Undoubtedly, Shackleton wanted that biscuit. He was half-starving. However, he stepped back and realized that in order to succeed, he had to have a functional team around him. That meant helping his partner, who was further along the path to starvation than he was. He gave him his biscuit, and that helped the men to succeed.
In other words, if you have something extra to give of yourself that you don’t need that others on the team do need, don’t hold back on it out of a sense of greed. Recognize that it’s just another thing you can do to ensure that the relationship succeeds in whatever it is you’re moving towards.
In Closing: Looking Within What’s the conclusion from all of this? To put it simply, a relationship has a much greater chance for success if you look at yourself as the key to that success. You cannot control the choices and motivations of your partner, but you can control your own. Look inside and seek the best answers you can find.
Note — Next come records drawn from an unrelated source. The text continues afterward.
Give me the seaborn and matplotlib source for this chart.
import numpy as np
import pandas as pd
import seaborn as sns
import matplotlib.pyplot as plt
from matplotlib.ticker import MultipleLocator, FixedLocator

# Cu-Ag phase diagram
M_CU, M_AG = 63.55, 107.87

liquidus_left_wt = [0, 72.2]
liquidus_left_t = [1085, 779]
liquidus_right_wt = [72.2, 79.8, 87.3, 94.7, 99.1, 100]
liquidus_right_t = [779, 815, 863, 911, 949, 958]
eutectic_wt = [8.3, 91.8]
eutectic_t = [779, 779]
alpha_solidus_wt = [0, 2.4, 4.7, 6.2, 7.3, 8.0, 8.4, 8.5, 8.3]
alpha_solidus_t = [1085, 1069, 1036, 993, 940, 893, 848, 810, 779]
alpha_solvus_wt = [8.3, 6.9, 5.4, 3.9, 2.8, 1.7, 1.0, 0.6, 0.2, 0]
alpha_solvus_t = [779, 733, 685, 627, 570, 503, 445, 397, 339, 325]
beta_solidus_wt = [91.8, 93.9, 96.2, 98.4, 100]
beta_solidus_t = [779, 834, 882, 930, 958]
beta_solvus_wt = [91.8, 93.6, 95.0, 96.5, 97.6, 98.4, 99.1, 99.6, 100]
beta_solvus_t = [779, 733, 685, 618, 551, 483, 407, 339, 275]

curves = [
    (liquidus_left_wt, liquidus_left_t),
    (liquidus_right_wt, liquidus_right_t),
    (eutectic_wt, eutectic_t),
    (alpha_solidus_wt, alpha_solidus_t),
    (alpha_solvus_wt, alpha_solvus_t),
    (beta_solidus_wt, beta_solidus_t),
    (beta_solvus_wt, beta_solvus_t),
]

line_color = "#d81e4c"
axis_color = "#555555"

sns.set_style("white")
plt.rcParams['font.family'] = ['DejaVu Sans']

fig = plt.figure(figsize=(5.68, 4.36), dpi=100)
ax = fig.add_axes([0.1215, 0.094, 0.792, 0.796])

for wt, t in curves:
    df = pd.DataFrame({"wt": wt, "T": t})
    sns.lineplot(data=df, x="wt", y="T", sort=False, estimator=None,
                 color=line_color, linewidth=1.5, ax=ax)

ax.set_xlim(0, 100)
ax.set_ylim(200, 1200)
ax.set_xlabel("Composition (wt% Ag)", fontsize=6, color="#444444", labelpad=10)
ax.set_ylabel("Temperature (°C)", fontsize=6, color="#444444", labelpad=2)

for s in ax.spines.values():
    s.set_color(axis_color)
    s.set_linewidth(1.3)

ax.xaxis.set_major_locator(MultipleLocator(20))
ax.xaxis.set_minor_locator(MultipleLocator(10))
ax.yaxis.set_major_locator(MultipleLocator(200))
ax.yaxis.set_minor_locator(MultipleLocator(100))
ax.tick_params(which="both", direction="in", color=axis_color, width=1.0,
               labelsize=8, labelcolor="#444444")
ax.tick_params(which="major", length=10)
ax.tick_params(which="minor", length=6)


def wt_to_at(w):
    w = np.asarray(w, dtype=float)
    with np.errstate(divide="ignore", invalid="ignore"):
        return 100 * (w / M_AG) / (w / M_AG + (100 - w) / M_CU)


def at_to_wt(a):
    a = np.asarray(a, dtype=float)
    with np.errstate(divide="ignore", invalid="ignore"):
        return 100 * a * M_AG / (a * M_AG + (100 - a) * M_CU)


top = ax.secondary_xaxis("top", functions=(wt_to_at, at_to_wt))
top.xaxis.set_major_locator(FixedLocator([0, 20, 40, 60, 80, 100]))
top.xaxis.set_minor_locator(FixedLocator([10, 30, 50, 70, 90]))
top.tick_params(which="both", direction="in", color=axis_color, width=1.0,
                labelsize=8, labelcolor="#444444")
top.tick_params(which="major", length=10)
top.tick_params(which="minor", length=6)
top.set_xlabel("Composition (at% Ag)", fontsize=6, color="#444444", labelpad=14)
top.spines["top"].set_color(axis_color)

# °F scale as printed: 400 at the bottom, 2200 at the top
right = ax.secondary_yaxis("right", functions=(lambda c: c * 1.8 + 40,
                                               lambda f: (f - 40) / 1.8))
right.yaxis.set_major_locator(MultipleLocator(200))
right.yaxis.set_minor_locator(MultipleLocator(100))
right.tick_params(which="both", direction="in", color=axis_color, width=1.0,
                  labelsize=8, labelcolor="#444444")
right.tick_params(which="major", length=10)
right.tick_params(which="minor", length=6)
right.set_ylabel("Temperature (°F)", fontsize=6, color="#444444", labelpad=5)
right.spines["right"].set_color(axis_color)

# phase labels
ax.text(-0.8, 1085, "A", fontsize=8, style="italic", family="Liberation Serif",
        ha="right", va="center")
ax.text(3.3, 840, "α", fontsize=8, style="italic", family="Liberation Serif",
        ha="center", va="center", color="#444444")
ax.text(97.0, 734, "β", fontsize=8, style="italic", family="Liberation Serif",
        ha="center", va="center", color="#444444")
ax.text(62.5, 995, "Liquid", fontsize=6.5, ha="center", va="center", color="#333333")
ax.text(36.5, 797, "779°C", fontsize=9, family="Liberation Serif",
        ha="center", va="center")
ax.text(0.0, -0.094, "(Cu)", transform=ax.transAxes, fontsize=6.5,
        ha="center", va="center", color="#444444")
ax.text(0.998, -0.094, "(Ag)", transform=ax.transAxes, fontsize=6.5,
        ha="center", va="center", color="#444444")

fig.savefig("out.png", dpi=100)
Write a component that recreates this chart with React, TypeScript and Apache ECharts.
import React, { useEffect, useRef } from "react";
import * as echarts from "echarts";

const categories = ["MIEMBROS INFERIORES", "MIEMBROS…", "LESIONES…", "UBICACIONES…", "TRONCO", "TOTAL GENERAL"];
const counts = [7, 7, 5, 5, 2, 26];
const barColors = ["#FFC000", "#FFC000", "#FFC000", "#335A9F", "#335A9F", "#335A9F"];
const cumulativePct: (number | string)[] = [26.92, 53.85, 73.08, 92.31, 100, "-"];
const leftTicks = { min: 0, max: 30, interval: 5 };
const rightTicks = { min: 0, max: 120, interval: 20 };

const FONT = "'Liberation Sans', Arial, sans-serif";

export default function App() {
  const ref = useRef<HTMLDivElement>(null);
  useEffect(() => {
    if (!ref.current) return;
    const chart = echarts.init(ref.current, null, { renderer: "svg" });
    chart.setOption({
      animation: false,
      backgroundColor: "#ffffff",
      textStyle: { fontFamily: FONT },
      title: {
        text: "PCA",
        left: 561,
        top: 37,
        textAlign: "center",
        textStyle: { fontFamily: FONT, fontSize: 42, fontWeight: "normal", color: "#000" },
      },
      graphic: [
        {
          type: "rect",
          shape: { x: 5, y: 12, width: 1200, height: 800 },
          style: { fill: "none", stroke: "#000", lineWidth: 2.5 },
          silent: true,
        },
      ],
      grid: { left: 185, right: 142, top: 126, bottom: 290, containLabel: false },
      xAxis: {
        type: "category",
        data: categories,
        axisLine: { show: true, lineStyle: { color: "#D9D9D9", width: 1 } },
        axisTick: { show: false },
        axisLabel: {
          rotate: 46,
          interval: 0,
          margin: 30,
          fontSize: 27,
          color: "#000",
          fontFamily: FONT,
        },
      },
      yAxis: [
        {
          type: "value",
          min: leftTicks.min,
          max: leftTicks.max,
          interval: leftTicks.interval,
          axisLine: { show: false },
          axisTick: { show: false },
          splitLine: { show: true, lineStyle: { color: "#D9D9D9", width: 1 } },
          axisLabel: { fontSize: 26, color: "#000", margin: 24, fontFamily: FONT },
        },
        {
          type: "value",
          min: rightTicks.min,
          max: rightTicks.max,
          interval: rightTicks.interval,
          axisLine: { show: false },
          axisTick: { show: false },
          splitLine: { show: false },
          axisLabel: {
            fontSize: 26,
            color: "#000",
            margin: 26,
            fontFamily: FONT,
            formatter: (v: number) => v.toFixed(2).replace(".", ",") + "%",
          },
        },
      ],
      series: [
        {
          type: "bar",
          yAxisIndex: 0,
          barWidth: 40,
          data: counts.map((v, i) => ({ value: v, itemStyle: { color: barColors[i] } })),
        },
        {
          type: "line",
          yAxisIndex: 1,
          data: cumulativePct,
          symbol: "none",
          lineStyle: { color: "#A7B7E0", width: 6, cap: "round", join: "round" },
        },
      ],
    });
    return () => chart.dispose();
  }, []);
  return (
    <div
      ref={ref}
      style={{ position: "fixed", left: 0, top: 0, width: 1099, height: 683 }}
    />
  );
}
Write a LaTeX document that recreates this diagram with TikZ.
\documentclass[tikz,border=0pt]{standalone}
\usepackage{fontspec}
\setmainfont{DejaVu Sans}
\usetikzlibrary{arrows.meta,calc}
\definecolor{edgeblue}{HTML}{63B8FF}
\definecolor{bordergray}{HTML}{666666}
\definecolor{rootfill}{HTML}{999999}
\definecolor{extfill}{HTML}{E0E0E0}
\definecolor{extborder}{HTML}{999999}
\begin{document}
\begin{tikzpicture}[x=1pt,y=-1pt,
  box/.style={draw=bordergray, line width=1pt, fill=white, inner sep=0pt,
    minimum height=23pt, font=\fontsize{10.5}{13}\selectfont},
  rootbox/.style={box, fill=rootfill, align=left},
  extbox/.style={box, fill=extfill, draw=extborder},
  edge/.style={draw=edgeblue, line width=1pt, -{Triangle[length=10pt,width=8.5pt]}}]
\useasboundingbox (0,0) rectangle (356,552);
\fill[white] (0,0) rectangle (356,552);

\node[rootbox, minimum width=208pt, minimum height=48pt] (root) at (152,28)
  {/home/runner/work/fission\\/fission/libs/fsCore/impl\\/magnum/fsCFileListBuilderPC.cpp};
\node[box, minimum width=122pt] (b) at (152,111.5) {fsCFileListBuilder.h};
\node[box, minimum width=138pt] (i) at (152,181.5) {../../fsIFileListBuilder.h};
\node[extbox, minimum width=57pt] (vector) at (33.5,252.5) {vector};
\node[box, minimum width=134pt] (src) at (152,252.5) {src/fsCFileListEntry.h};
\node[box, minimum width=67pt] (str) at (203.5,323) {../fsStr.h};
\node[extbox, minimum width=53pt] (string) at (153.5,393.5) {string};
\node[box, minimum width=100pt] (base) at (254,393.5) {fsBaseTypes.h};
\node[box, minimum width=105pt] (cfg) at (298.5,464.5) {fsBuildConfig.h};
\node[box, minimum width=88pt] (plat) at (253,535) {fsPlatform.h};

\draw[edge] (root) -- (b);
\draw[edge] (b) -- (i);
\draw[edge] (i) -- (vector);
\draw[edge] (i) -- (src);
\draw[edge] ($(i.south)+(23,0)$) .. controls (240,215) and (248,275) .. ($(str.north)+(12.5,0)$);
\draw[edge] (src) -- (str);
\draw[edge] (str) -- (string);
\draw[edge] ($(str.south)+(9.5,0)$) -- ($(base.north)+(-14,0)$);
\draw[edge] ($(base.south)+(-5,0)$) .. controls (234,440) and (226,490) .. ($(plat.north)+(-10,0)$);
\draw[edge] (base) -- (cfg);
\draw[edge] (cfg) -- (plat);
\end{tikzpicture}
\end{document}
Is Power of 2 Worth Reading? This book, in very eloquent language and through dozens of wonderful anecdotes and examples, spells out clearly what many of the key elements are for making a relationship succeed. I feel this is a worthwhile read for virtually everyone, as almost everyone who reads it will find some value in its pages.
I particularly recommend Power of 2 to the loners out there who have a lot of difficulty working in teams or building relationships with others.
Success often comes about from relationships, and the time you invest understanding how those relationsips work and how you can improve your ways of handling relationships is valuable time, indeed. Power of 2 fits right into that statement.